2. I checked COI. I eliminated other possibilities for sire. 
3. I very much am concerned with popular sire syndrome. 
4. Physical attributes---it depends. I like a nice looking (in my opinion) dog. However I avoid much of the looks that I find in the conformation ring. Not to start a war but many physical characteristics in conformation dogs are not useful for my hunting. Period. I like a non-fluffy, high drive, smaller dog that looks and acts the part.
5. I like to see the dog work, I like to know that the owner hunts/trials, and I like to see the owner is involved mainly in field events. This shows where his interest lies and what his breeding interests are/have been.
6. If I can't see a dog work I like to speak to someone who has. I like a dog that is trainable but runs hard. 
7. In breeding my litter I was looking to produce puppies that I personally would like to own. Health, good prey drive, within the standard. I also tried to produce a litter that would not be over the top in energy, i.e. one that a beginner as well as a seasoned field person could deal with.

In making my choices for a field dog I am fussy. I need to see the desire and drive.
P.S. I am keeping one of the pups.


----------



## hollyk (Feb 21, 2009)

Alaska7133 said:


> This is a subject I know nothing about and I was hoping that anyone who bred a field litter or purchased a field pup could chime in. So here's my questions.


What defines a field litter or field pup?


----------



## Alaska7133 (May 26, 2011)

Good question, I did leave that open a bit didn't I?

I was thinking if your primary interest in breeding a litter is for field trials and/or hunt tests.

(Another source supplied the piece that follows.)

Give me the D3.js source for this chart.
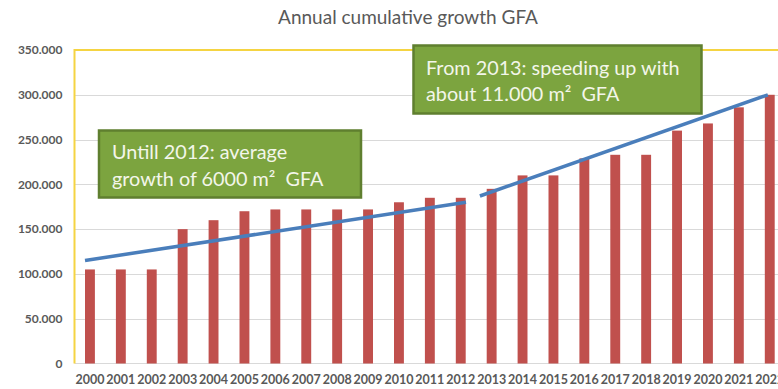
<!DOCTYPE html>
<html>
<head>
<meta charset="utf-8">
<script src="https://cdn.jsdelivr.net/npm/d3@7"></script>
<style>
  html, body { margin: 0; padding: 0; background: #fff; }
  svg { display: block; }
</style>
</head>
<body>
<svg id="chart" width="778" height="389"></svg>
<script>
// Cumulative gross floor area per year
const years = [2000, 2001, 2002, 2003, 2004, 2005, 2006, 2007, 2008, 2009, 2010,
               2011, 2012, 2013, 2014, 2015, 2016, 2017, 2018, 2019, 2020, 2021, 2022];
const gfa = [105000, 105000, 105000, 150000, 160000, 170000, 172000, 172000, 172000, 172000, 180000,
             185000, 185000, 195000, 210000, 210000, 229000, 233000, 233000, 260000, 268000, 286000, 300000];
const yTicks = [0, 50000, 100000, 150000, 200000, 250000, 300000, 350000];

// Trend lines: [year position, value]
const trendBefore2013 = [[1999.84, 115000], [2012.17, 180000]];
const trendFrom2013 = [[2012.62, 187000], [2021.94, 300000]];

const titleText = "Annual cumulative growth GFA";
const noteEarly = ["Untill 2012: average", "growth of 6000 m\u00B2\u00A0\u00A0GFA"];
const noteLate = ["From 2013: speeding up with", "about 11.000 m\u00B2\u00A0\u00A0GFA"];

const svg = d3.select("#chart");
const font = "Lato, 'Open Sans', 'DejaVu Sans', sans-serif";

const plotLeft = 74.5, plotTop = 50, plotBottom = 363.5;
const step = 30.9;
const plotRight = plotLeft + step * years.length;

const x = d3.scaleBand().domain(years).range([plotLeft, plotRight])
  .paddingInner(0.68).paddingOuter(0.34);
const y = d3.scaleLinear().domain([0, 350000]).range([plotBottom, plotTop]);
const xc = d3.scaleLinear()
  .domain([years[0], years[years.length - 1]])
  .range([x(years[0]) + x.bandwidth() / 2, x(years[years.length - 1]) + x.bandwidth() / 2]);

const nl = d3.formatLocale({ decimal: ",", thousands: ".", grouping: [3], currency: ["", ""] });
const fmt = nl.format(",.0f");

// Title
svg.append("text")
  .attr("x", 408).attr("y", 23.5)
  .attr("text-anchor", "middle")
  .attr("font-family", font).attr("font-size", 19)
  .attr("fill", "#595959")
  .text(titleText);

// Horizontal gridlines
svg.append("g").selectAll("line")
  .data(yTicks.filter(t => t > 0 && t < 350000))
  .join("line")
  .attr("x1", plotLeft).attr("x2", 778)
  .attr("y1", d => Math.round(y(d)) + 0.5).attr("y2", d => Math.round(y(d)) + 0.5)
  .attr("stroke", "#d9d9d9").attr("stroke-width", 1);

// Category baseline
svg.append("line")
  .attr("x1", plotLeft).attr("x2", 778)
  .attr("y1", y(0)).attr("y2", y(0))
  .attr("stroke", "#d9d9d9").attr("stroke-width", 1);

// Y axis labels
const yAxis = d3.axisLeft(y).tickValues(yTicks).tickFormat(fmt).tickSize(0).tickPadding(12);
const gy = svg.append("g").attr("transform", `translate(${plotLeft},0)`).call(yAxis);
gy.select(".domain").remove();
gy.selectAll("text")
  .attr("font-family", font).attr("font-size", 12).attr("font-weight", "bold")
  .attr("fill", "#595959");

// X axis labels
const xAxis = d3.axisBottom(x).tickSize(0).tickPadding(12);
const gx = svg.append("g").attr("transform", `translate(0,${plotBottom})`).call(xAxis);
gx.select(".domain").remove();
gx.selectAll("text")
  .attr("font-family", font).attr("font-size", 12.5).attr("font-weight", "bold")
  .attr("fill", "#595959");

// Yellow plot frame (left and top)
svg.append("path")
  .attr("d", `M${plotLeft},${plotBottom}V${plotTop}H778`)
  .attr("fill", "none")
  .attr("stroke", "#f5d442").attr("stroke-width", 2);

// Bars
svg.append("g").selectAll("rect")
  .data(years.map((yr, i) => ({ yr, v: gfa[i] })))
  .join("rect")
  .attr("x", d => x(d.yr))
  .attr("width", x.bandwidth())
  .attr("y", d => y(d.v))
  .attr("height", d => y(0) - y(d.v))
  .attr("fill", "#c0504d");

// Trend lines
const line = d3.line().x(d => xc(d[0])).y(d => y(d[1]));
[trendBefore2013, trendFrom2013].forEach(t => {
  svg.append("path")
    .attr("d", line(t))
    .attr("fill", "none")
    .attr("stroke", "#4a7ebb").attr("stroke-width", 3.5)
    .attr("stroke-linecap", "butt");
});

// Annotation boxes
function note(bx, by, bw, bh, lines, tx, ty, lh) {
  const g = svg.append("g");
  g.append("rect")
    .attr("x", bx).attr("y", by).attr("width", bw).attr("height", bh)
    .attr("fill", "#7ca43f").attr("stroke", "#5f7f2f").attr("stroke-width", 2.5);
  lines.forEach((s, i) => {
    g.append("text")
      .attr("x", tx).attr("y", ty + i * lh)
      .attr("font-family", font).attr("font-size", 19.8)
      .attr("fill", "#f3f6ea")
      .text(s);
  });
}
note(99, 130.5, 262, 67, noteEarly, 112, 159, 26.5);
note(413.5, 45.5, 288, 68, noteLate, 426, 75, 26);
</script>
</body>
</html>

Does that help? I was trying to separate it from say an obedience, agility, or conformation breeding.

I look at a lot of field pedigrees and wondered how the breeders arrived at a particular combination of sire/dam.


----------



## TrailDogs (Aug 15, 2011)

Alaska7133 said:


> Good question, I did leave that open a bit didn't I?
> 
> I was thinking if your primary interest in breeding a litter is for field trials and/or hunt tests. Does that help? I was trying to separate it from say an obedience, agility, or conformation breeding.
> 
> I look at a lot of field pedigrees and wondered how the breeders arrived at a particular combination of sire/dam.


I have a litter due in two weeks. Aside from clearances which are a given, I chose the sire based on the following (not necessarily in this order):
1. Work ethic- I like a trainable, easy to manage dog with good drive and marking ability. I train my own dogs so I don't want a dog that is difficult to work with since I only breed when I want a puppy for myself. Seeing the dog run and watching how he works gives me a lot of answers. Or watching his offspring run if the dog is not around.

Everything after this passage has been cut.